Phil Sawyer: Episode 3 (@pwsawyer)
Phil talks about the importance of the context that an advertisement is placed in. He argues that people viewing a digital publication or website aren’t in the same mindset as people at the movies waiting for the feature to roll and that advertisers need to craft their ads accordingly. In fact, he says, people using the internet are very often trying to accomplish something, and ads that get in their way tend to make them angry — an apt example of “the perverse effect” because very often the more effective the ad is in gaining the attention of an otherwise engaged viewer (usually the primary function of an ad), the angrier the person becomes.

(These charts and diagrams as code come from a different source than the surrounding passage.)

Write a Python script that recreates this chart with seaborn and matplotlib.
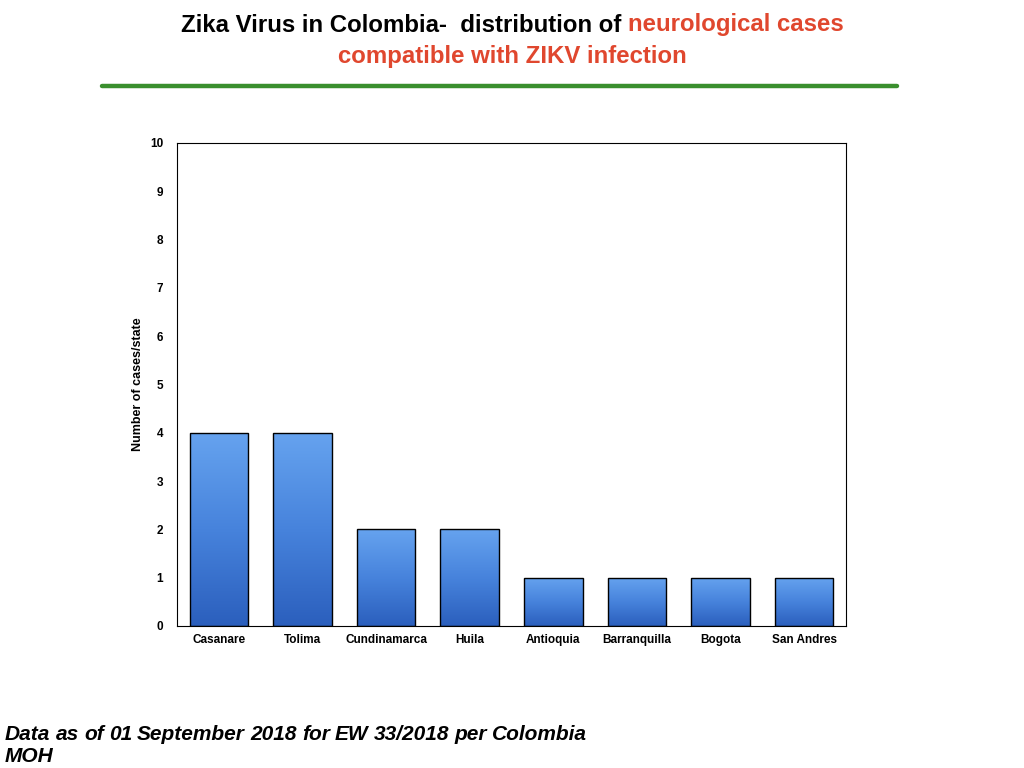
import numpy as np
import pandas as pd
import matplotlib
matplotlib.use("Agg")
import matplotlib.pyplot as plt
import seaborn as sns
from matplotlib.colors import LinearSegmentedColormap

states = ["Casanare", "Tolima", "Cundinamarca", "Huila", "Antioquia",
          "Barranquilla", "Bogota", "San Andres"]
cases = [4, 4, 2, 2, 1, 1, 1, 1]
y_ticks = list(range(0, 11))

title_black = "Zika Virus in Colombia\u2010  distribution of "
title_red1 = "neurological cases"
title_red2 = "compatible with ZIKV infection"
y_label = "Number of cases/state"
footnote_lines = ["Data as of 01 September 2018 for EW 33/2018 per Colombia", "MOH"]

sns.set_theme(style="white")
plt.rcParams['font.family'] = ['Liberation Sans', 'DejaVu Sans']
plt.rcParams['text.color'] = 'black'
plt.rcParams['xtick.color'] = 'black'
plt.rcParams['ytick.color'] = 'black'
plt.rcParams['axes.labelcolor'] = 'black'

df = pd.DataFrame({"state": states, "cases": cases})

fig = plt.figure(figsize=(10.24, 7.68), dpi=100)
ax = fig.add_axes([177/1024, 1-626/768, (846-177)/1024, (626-143)/768])

sns.barplot(data=df, x="state", y="cases", ax=ax, color="#3f7fd8",
            width=0.7, edgecolor="black", linewidth=1.0, saturation=1)

cmap = LinearSegmentedColormap.from_list("blu", ["#2b5fbd", "#4783dc", "#66a3ef"])
grad = np.linspace(0, 1, 256).reshape(-1, 1)
for p in ax.patches:
    x0, y0 = p.get_x(), p.get_y()
    w, h = p.get_width(), p.get_height()
    im = ax.imshow(grad, cmap=cmap, origin="lower", aspect="auto",
                   extent=[x0, x0 + w, y0, y0 + h], zorder=p.get_zorder() + 0.1)
    im.set_clip_path(p)
    p.set_facecolor("none")
    p.set_zorder(p.get_zorder() + 0.2)

ax.set_xlim(-0.5, len(states) - 0.5)
ax.set_ylim(0, 10)
ax.set_yticks(y_ticks)
ax.set_yticklabels([str(t) for t in y_ticks], fontsize=8.5, fontweight="bold")
ax.set_xticks(range(len(states)))
ax.set_xticklabels(states, fontsize=8.5, fontweight="bold")
ax.tick_params(axis="x", length=0, pad=6)
ax.tick_params(axis="y", length=0, pad=10)
ax.set_xlabel("")
ax.set_ylabel(y_label, fontsize=9, fontweight="bold", labelpad=4)
for s in ax.spines.values():
    s.set_color("black")
    s.set_linewidth(0.8)

# Title with mixed colors
fig.canvas.draw()
r = fig.canvas.get_renderer()
fs = 17.3
t1 = fig.text(0, 0, title_black, fontsize=fs, fontweight="bold", color="black")
t2 = fig.text(0, 0, title_red1, fontsize=fs, fontweight="bold", color="#e0472e")
w1 = t1.get_window_extent(r).width / 1024
w2 = t2.get_window_extent(r).width / 1024
start = 0.5 - (w1 + w2) / 2
y1 = 1 - 25/768
t1.set_position((start, y1)); t1.set_va("center")
t2.set_position((start + w1, y1)); t2.set_va("center")
fig.text(0.5, 1 - 57/768, title_red2, fontsize=fs, fontweight="bold",
         color="#e0472e", ha="center", va="center")

fig.add_artist(plt.Line2D([102/1024, 897/1024], [1 - 86/768, 1 - 86/768],
                          color="#3a8f2e", linewidth=3.2))

# Footnote, first line stretched to the reference width via word spacing
target_w = (587 - 5) / 1024
words = footnote_lines[0].split(" ")
fn_fs = 15
x = 5 / 1024
pieces = [fig.text(0, 0, wd, fontsize=fn_fs, fontweight="bold", style="italic",
                   ha="left", va="center") for wd in words]
widths = [pc.get_window_extent(r).width / 1024 for pc in pieces]
gap = (target_w - sum(widths)) / (len(words) - 1)
for pc, wdt in zip(pieces, widths):
    pc.set_position((x, 1 - 734/768))
    x += wdt + gap
fig.text(5/1024, 1 - 757/768, footnote_lines[1], fontsize=fn_fs, fontweight="bold",
         style="italic", ha="left", va="center")

fig.savefig("out.png", dpi=100)
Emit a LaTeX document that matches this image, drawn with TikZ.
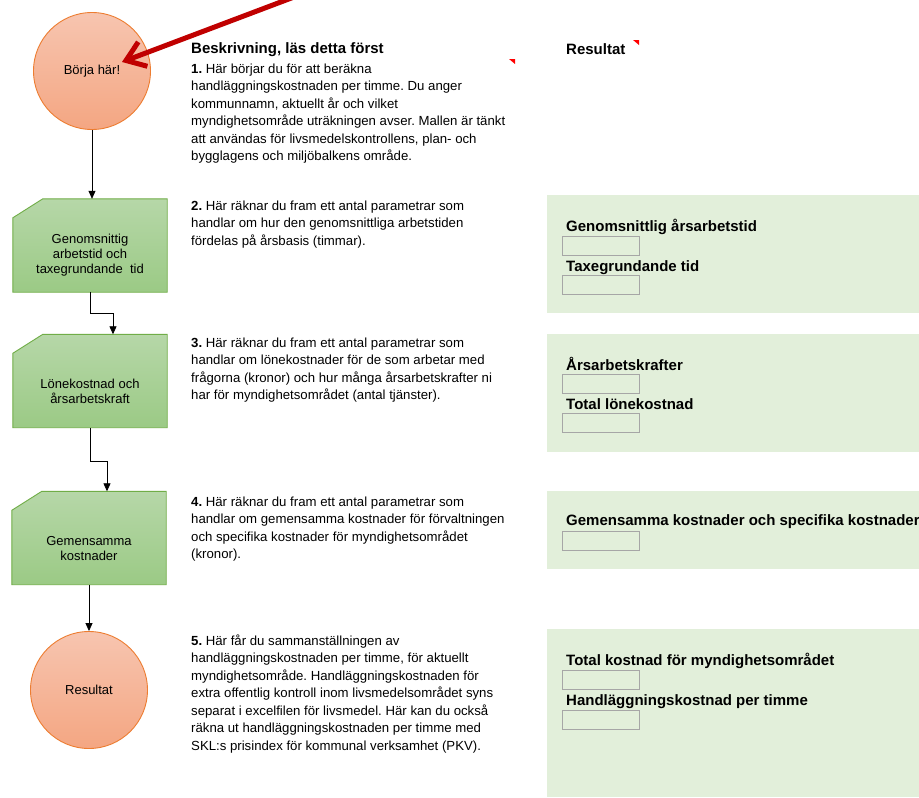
\documentclass[tikz,border=0pt]{standalone}
\usepackage{fontspec}
\setmainfont{Liberation Sans}
\usepackage{xcolor}
\usepackage{tikz}
\usetikzlibrary{calc,arrows.meta}
\frenchspacing
\definecolor{hintred}{HTML}{C00000}
\definecolor{marker}{HTML}{FF0000}
\definecolor{salmontop}{HTML}{F7C5B0}
\definecolor{salmonbot}{HTML}{F4A682}
\definecolor{orangeline}{HTML}{ED7D31}
\definecolor{greentop}{HTML}{B6D7A8}
\definecolor{greenbot}{HTML}{9BCA85}
\definecolor{greenline}{HTML}{70AD47}
\definecolor{panel}{HTML}{E2EFDA}
\definecolor{fieldline}{HTML}{A6A6A6}
\tikzset{
  terminal/.style={circle, draw=orangeline, line width=0.9pt, top color=salmontop, bottom color=salmonbot, minimum size=117pt, inner sep=0pt, font=\fontsize{13}{15}\selectfont},
  card/.style={rectangle, minimum width=154pt, minimum height=93pt, inner sep=0pt},
  cardface/.style={draw=greenline, line width=0.9pt, top color=greentop, bottom color=greenbot},
  cardtext/.style={align=center, inner sep=0pt, font=\fontsize{13}{15}\selectfont},
  flow/.style={draw=black, line width=0.8pt, -{Triangle[length=8pt,width=7pt]}},
  hint/.style={draw=hintred, line width=5pt, -{Straight Barb[length=18pt,width=26pt]}},
  body/.style={anchor=base west, align=left, inner sep=0pt, font=\fontsize{13.2}{17.5}\selectfont},
  head/.style={anchor=base west, inner sep=0pt, font=\fontsize{15}{18}\selectfont\bfseries},
  fieldbox/.style={draw=fieldline, line width=1.3pt, minimum width=77pt, minimum height=19pt, inner sep=0pt, anchor=north west},
}
% card outline with the cut top-left corner, round a named frame node
\newcommand{\cardshape}[1]{%
  \path[cardface] ([yshift=-19pt]#1.north west) -- ([xshift=30pt]#1.north west) -- (#1.north east) -- (#1.south east) -- (#1.south west) -- cycle;}
\begin{document}
\begin{tikzpicture}[x=1pt,y=-1pt]
  \useasboundingbox[fill=white] (0,0) rectangle (919,798);

  % result panels on the right
  \fill[panel] (547,195) rectangle (925,313);
  \fill[panel] (547,334) rectangle (925,452);
  \fill[panel] (547,491) rectangle (925,569);
  \fill[panel] (547,629) rectangle (925,797);

  % flow chart
  \node[terminal] (start) at (92,71) {Börja här!};
  \node[card] (gen) at (90,245.5) {};
  \node[card] (lon) at (90,381) {};
  \node[card] (gem) at (89,538) {};
  \cardshape{gen}
  \cardshape{lon}
  \cardshape{gem}
  \node[cardtext] (genT) at ([yshift=-10pt]gen.center) {Genomsnittig\\arbetstid och\\taxegrundande\ \ tid};
  \node[cardtext] (lonT) at ([yshift=-10pt]lon.center) {Lönekostnad och\\årsarbetskraft};
  \node[cardtext] (gemT) at ([yshift=-11pt]gem.center) {Gemensamma\\kostnader};
  \node[terminal] (res) at (89,690) {Resultat};

  \draw[flow] (start) -- (start |- gen.north);
  \draw[flow] (gen.south) -- ++(0,21) -| ([xshift=23pt]lon.north);
  \draw[flow] (lon.south) -- ++(0,34) -| ([xshift=18pt]gem.north);
  \draw[flow] (gem) -- (res);

  % red pointer into the start circle
  \coordinate (hintfrom) at (302,-6);
  \coordinate (aim) at ($(start)+(30,-9)$);
  \draw[hint] (hintfrom) -- (aim);

  % description column (base = last line)
  \node[head] (desc) at (191,53) {Beskrivning, läs detta först};
  \node[body] (s1) at (191,160.5) {\textbf{1.} Här börjar du för att beräkna\\handläggningskostnaden per timme. Du anger\\kommunnamn, aktuellt år och vilket\\myndighetsområde uträkningen avser. Mallen är tänkt\\att användas för livsmedelskontrollens, plan- och\\bygglagens och miljöbalkens område.};
  \node[body] (s2) at (191,245) {\textbf{2.} Här räknar du fram ett antal parametrar som\\handlar om hur den genomsnittliga arbetstiden\\fördelas på årsbasis (timmar).};
  \node[body] (s3) at (191,399.5) {\textbf{3.} Här räknar du fram ett antal parametrar som\\handlar om lönekostnader för de som arbetar med\\frågorna (kronor) och hur många årsarbetskrafter ni\\har för myndighetsområdet (antal tjänster).};
  \node[body] (s4) at (191,558.5) {\textbf{4.} Här räknar du fram ett antal parametrar som\\handlar om gemensamma kostnader för förvaltningen\\och specifika kostnader för myndighetsområdet\\(kronor).};
  \node[body] (s5) at (191,750) {\textbf{5.} Här får du sammanställningen av\\handläggningskostnaden per timme, för aktuellt\\myndighetsområde. Handläggningskostnaden för\\extra offentlig kontroll inom livsmedelsområdet syns\\separat i excelfilen för livsmedel. Här kan du också\\räkna ut handläggningskostnaden per timme med\\SKL:s prisindex för kommunal verksamhet (PKV).};

  % comment markers
  \fill[marker] (509,59) -- (515,59) -- (515,64) -- cycle;
  \fill[marker] (633,40) -- (639,40) -- (639,45) -- cycle;

  % result column
  \node[head] (restitle) at (566,54) {Resultat};
  \node[head] (f1) at (566,231) {Genomsnittlig årsarbetstid};
  \node[fieldbox] (b1) at (562,236) {};
  \node[head] (f2) at (566,271) {Taxegrundande tid};
  \node[fieldbox] (b2) at (562,275) {};
  \node[head] (f3) at (566,370) {Årsarbetskrafter};
  \node[fieldbox] (b3) at (562,374) {};
  \node[head] (f4) at (566,409) {Total lönekostnad};
  \node[fieldbox] (b4) at (562,413) {};
  \node[head] (f5) at (566,525) {Gemensamma kostnader och specifika kostnader};
  \node[fieldbox] (b5) at (562,531) {};
  \node[head] (f6) at (566,665) {Total kostnad för myndighetsområdet};
  \node[fieldbox] (b6) at (562,670) {};
  \node[head] (f7) at (566,705) {Handläggningskostnad per timme};
  \node[fieldbox] (b7) at (562,710) {};
\end{tikzpicture}
\end{document}
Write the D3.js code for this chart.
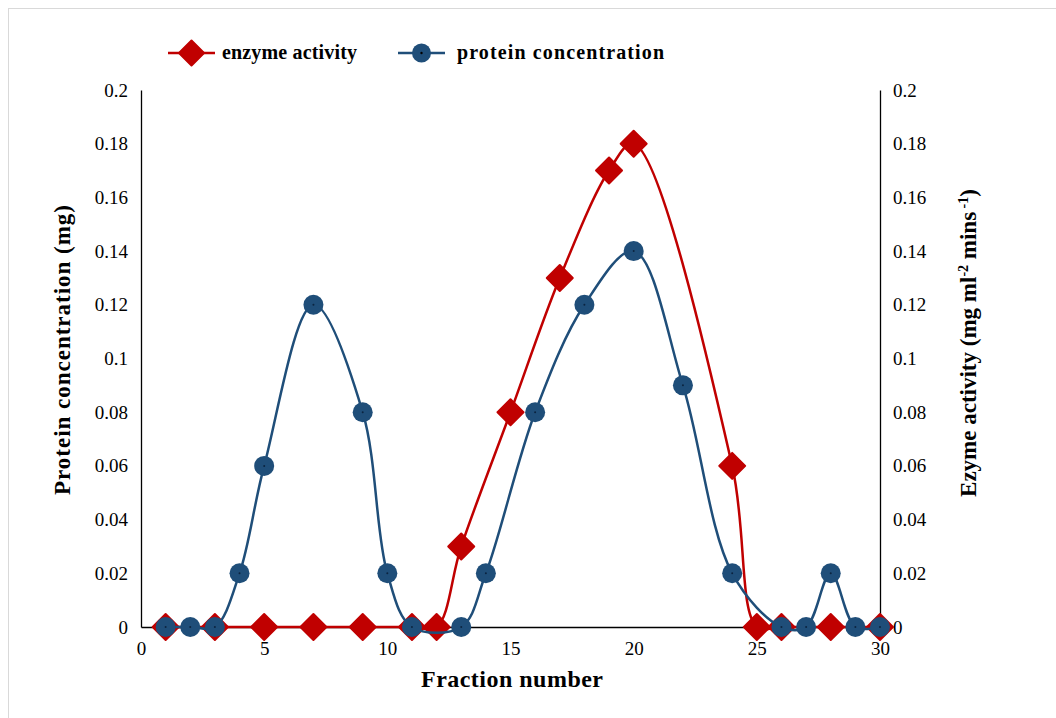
<!DOCTYPE html>
<html>
<head>
<meta charset="utf-8">
<script src="https://cdn.jsdelivr.net/npm/d3@7"></script>
<style>
  html, body { margin: 0; padding: 0; background: #fff; }
  svg { display: block; }
</style>
</head>
<body>
<div id="chart"></div>
<script>
(function () {
  'use strict';

  // --- Data ---
  var proteinX = [1, 2, 3, 4, 5, 7, 9, 10, 11, 13, 14, 16, 18, 20, 22, 24, 26, 27, 28, 29, 30];
  var proteinY = [0, 0, 0, 0.02, 0.06, 0.12, 0.08, 0.02, 0, 0, 0.02, 0.08, 0.12, 0.14, 0.09, 0.02, 0, 0, 0.02, 0, 0];

  var enzymeX = [1, 3, 5, 7, 9, 11, 12, 13, 15, 17, 19, 20, 24, 25, 26, 28, 30];
  var enzymeY = [0, 0, 0, 0, 0, 0, 0, 0.03, 0.08, 0.13, 0.17, 0.18, 0.06, 0, 0, 0, 0];

  var xTicks = [0, 5, 10, 15, 20, 25, 30];
  var yTicks = [0, 0.02, 0.04, 0.06, 0.08, 0.1, 0.12, 0.14, 0.16, 0.18, 0.2];

  var legendLabels = ['enzyme activity', 'protein concentration'];

  // --- Colors ---
  var red = '#C00000';
  var blue = '#1F4E79';
  var font = '"Liberation Serif", "Times New Roman", serif';

  var width = 1056, height = 718;
  var plot = { left: 141, right: 880, top: 90, bottom: 627 };

  var svg = d3.select('#chart').append('svg')
    .attr('width', width)
    .attr('height', height);

  // chart frame
  svg.append('rect')
    .attr('x', 8.5).attr('y', 8.5)
    .attr('width', 1100).attr('height', 800)
    .attr('fill', 'none')
    .attr('stroke', '#d9d9d9');

  var x = d3.scaleLinear().domain([0, 30]).range([plot.left, plot.right]);
  var yL = d3.scaleLinear().domain([0, 0.2]).range([plot.bottom, plot.top]);
  var yR = d3.scaleLinear().domain([0, 0.2]).range([plot.bottom, plot.top]);

  // --- Axes ---
  var fmt = function (d) { return +d.toFixed(2); };

  var xAxis = svg.append('g')
    .attr('transform', 'translate(0,' + plot.bottom + ')')
    .call(d3.axisBottom(x).tickValues(xTicks).tickSize(0).tickPadding(15).tickFormat(d3.format('d')));

  var leftAxis = svg.append('g')
    .attr('transform', 'translate(' + plot.left + ',0)')
    .call(d3.axisLeft(yL).tickValues(yTicks).tickSize(0).tickPadding(13).tickFormat(fmt));

  var rightAxis = svg.append('g')
    .attr('transform', 'translate(' + plot.right + ',0)')
    .call(d3.axisRight(yR).tickValues(yTicks).tickSize(0).tickPadding(13).tickFormat(fmt));

  [xAxis, leftAxis, rightAxis].forEach(function (g) {
    g.select('.domain').attr('stroke', '#000').attr('stroke-width', 1.3);
    g.selectAll('text')
      .attr('font-family', font)
      .attr('font-size', '19px')
      .attr('fill', '#000');
  });

  // --- Axis titles ---
  svg.append('text')
    .attr('x', 512)
    .attr('y', 687)
    .attr('text-anchor', 'middle')
    .attr('font-family', font)
    .attr('font-size', '24px')
    .attr('font-weight', 'bold')
    .attr('textLength', 182)
    .text('Fraction number');

  svg.append('text')
    .attr('transform', 'translate(70,350) rotate(-90)')
    .attr('text-anchor', 'middle')
    .attr('font-family', font)
    .attr('font-size', '23px')
    .attr('font-weight', 'bold')
    .attr('textLength', 290)
    .text('Protein concentration (mg)');

  var rt = svg.append('text')
    .attr('transform', 'translate(976,343) rotate(-90)')
    .attr('text-anchor', 'middle')
    .attr('font-family', font)
    .attr('font-size', '23px')
    .attr('font-weight', 'bold');
  rt.append('tspan').text('Ezyme  activity (mg ml');
  rt.append('tspan').attr('font-size', '14px').attr('dy', '-8').text('-2');
  rt.append('tspan').attr('dy', '8').text(' mins');
  rt.append('tspan').attr('font-size', '14px').attr('dy', '-8').text(' -1');
  rt.append('tspan').attr('dy', '8').text(')');

  // --- Series ---
  var enzyme = enzymeX.map(function (d, i) { return [d, enzymeY[i]]; });
  var protein = proteinX.map(function (d, i) { return [d, proteinY[i]]; });

  var lineR = d3.line()
    .x(function (d) { return x(d[0]); })
    .y(function (d) { return yR(d[1]); })
    .curve(d3.curveCatmullRom.alpha(0.5));

  var lineL = d3.line()
    .x(function (d) { return x(d[0]); })
    .y(function (d) { return yL(d[1]); })
    .curve(d3.curveCatmullRom.alpha(0.5));

  var diamond = function (s) {
    return 'M0,' + (-s) + 'L' + s + ',0L0,' + s + 'L' + (-s) + ',0Z';
  };

  // enzyme activity (secondary axis)
  svg.append('path')
    .datum(enzyme)
    .attr('d', lineR)
    .attr('fill', 'none')
    .attr('stroke', red)
    .attr('stroke-width', 2.5);

  svg.append('g').selectAll('path')
    .data(enzyme)
    .join('path')
    .attr('transform', function (d) { return 'translate(' + x(d[0]) + ',' + yR(d[1]) + ')'; })
    .attr('d', diamond(13))
    .attr('fill', red)
    .attr('stroke', red)
    .attr('stroke-width', 2)
    .attr('stroke-linejoin', 'round');

  // protein concentration (primary axis)
  svg.append('path')
    .datum(protein)
    .attr('d', lineL)
    .attr('fill', 'none')
    .attr('stroke', blue)
    .attr('stroke-width', 2.5);

  var pts = svg.append('g').selectAll('g')
    .data(protein)
    .join('g')
    .attr('transform', function (d) { return 'translate(' + x(d[0]) + ',' + yL(d[1]) + ')'; });
  pts.append('circle').attr('r', 10).attr('fill', blue);
  pts.append('circle').attr('r', 1).attr('fill', '#0b2440');

  // --- Legend ---
  var legend = svg.append('g');
  var items = [
    { label: legendLabels[0], color: red, x0: 168, tx: 54, len: 135, type: 'diamond' },
    { label: legendLabels[1], color: blue, x0: 398, tx: 59, len: 207, type: 'circle' }
  ];
  items.forEach(function (it) {
    var g = legend.append('g').attr('transform', 'translate(' + it.x0 + ',53)');
    g.append('line').attr('x1', 0).attr('x2', 47)
      .attr('stroke', it.color).attr('stroke-width', 2.5);
    if (it.type === 'diamond') {
      g.append('path').attr('transform', 'translate(23.5,0)')
        .attr('d', diamond(12.5)).attr('fill', it.color)
        .attr('stroke', it.color).attr('stroke-width', 2).attr('stroke-linejoin', 'round');
    } else {
      g.append('circle').attr('cx', 23.5).attr('r', 9.5).attr('fill', it.color);
      g.append('circle').attr('cx', 23.5).attr('r', 1.2).attr('fill', '#000');
    }
    g.append('text')
      .attr('x', it.tx)
      .attr('y', 6)
      .attr('font-family', font)
      .attr('font-size', '20px')
      .attr('font-weight', 'bold')
      .attr('textLength', it.len)
      .text(it.label);
  });
})();
</script>
</body>
</html>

He talks about his recent article in Ad Age and some of the feedback he has gotten that prove his point that print is not a medium or a specialty of the past.
Phil casts doubt on the notion that people aren’t reading, and he asserts that print is an ineffective medium for advertising and increasing sales.
About Phil Sawyer
Phil draws from a deep well of experience from his work in advertising-effectiveness some of the best known names in market research and, he says, from his work as a student and instructor of literature and film, which trained him to employ and inductive approach to seek out and understand the patterns that are at work in both effective and ineffective film and art . . . and, ultimately, advertising.
He is a frequent speaker on the “principles of effective advertising” in forums throughout the world focusing on branding, consumer insights, advertising effectiveness, and public relations. He has worked particularly closely with companies in industries including publishing (magazines and newspapers), pharmaceutical, automotive, financial services, and computer games.
According to Phil, it all comes down to this: As Nobel Prize winner Joseph Stiglitz has said, “What you measure affects what you do. If you don’t measure the right thing, you don’t do the right thing.” We now have the capacity to measure and, therefore, do the right thing.